Престарелый Корней Чуковский в эти дни записал в своем дневнике следующее: «Ахматова в Италии — это фантастика. У нее, — тут он процитировал своего любимого поэта, Некрасова, —
Нет косточки неломаной, Нет жилочки нетянутой, —и вдруг в Италии, где ее коронуют». Однако Чуковский не был бы русским писателем, если бы встретил эту новость с безоблачной радостью. Он ворчливо добавляет: «А что с моим Зощенко для Литгазеты?» Словно существовала какая-то логическая связь между неожиданным разрешением на выезд Ахматовой и свободой писать правду о соратнике по судьбе спустя шесть лет после его смерти; словно вообще существовала логика в хаосе плохо осмысленных старых грехов режима и новых ошибок, совершаемых в последующие годы.
Сама Ахматова смотрела на перспективу поездки уже гораздо более скептически, чем в момент получения приглашения. Даже перед самым отправлением поезда Москва — Рим она не могла преодолеть свое недоверие. Пока провожавшие помогали занести в купе багаж (как вспоминает Анатолий Найман, все эти сумки и саквояжи были одолжены у знакомых), Ахматова стояла на перроне, под холодным декабрьским ветром, кутаясь в длинный шерстяной шарф, подарок вдовы Алексея Толстого, и все еще как будто колебалась. «Ну что ж, еду представлять коммунистическую Россию», — якобы сказала она Льву Копелеву и его жене, Раисе Орловой. Ее утешали: она будет представлять там великую державу — Русскую поэзию; она отвечала: «Нет уж, мои дорогие, я-то знаю, зачем меня посылают».
Одним из тех, кто лично присутствовал при вручении Ахматовой премии, был немецкий писатель Ганс Вернер Рихтер. Сразу после возвращения из Италии он послал репортаж радиостанциям «Зендер Фрайес Берлин» и «Норддойче рундфунк». Репортаж, в сущности, представляет собой оду в прозе, воспевающую Ахматову как явление, хотя как поэта он ее совершенно не знал — и сначала даже перепутал с молодой поэтессой Беллой Ахмадулиной.
Джанкарло Вигорелли организовал для почти сотни участников Европейского литературного сообщества серьезную культурную программу. В бывшем монастыре Сан-Доменико писателям показали фильм присутствовавшего там Пьера Паоло Пазолини «Евангелие от Матфея». Рихтер многозначительно замечает о Пазолини: «Коммунист и, скорее всего, член партии». После этой фразы автор не может остановиться в выражении восторга: «Будь я знаком с Христом, я сейчас должен был бы сказать: никогда я не видел Христа более сияющим, более привлекательным, более вдохновенным. <…> Никто в этом зале к концу сеанса не остался атеистом. Даже русские спешили к Пазолини с объятиями и поцелуями, а один из них пытался скрыть выступившие на глазах слезы».

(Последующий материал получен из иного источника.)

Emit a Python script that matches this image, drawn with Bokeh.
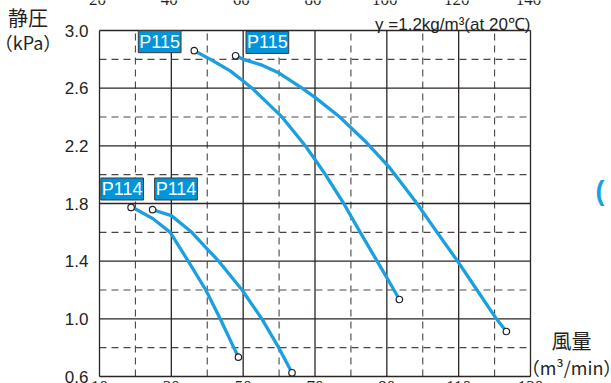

«Одним из них» был, по всей вероятности, Александр Твардовский, главный редактор «Нового мира». Возвратившись в Москву, он рассказывал своему молодому коллеге, Владимиру Лакшину: «„Уже ради одного этого (фильма. — Д. Д.) стоило поехать“. Целый час пересказывал картину. „Я ведь, откровенно говоря, к самой фигуре Христа относился как к чему-то отжившему и не ожидал, что все это меня так тронет… А когда в конце запели русскую песню, так, казалось бы, некстати и так понятно, — меня чуть слеза не прошибла“».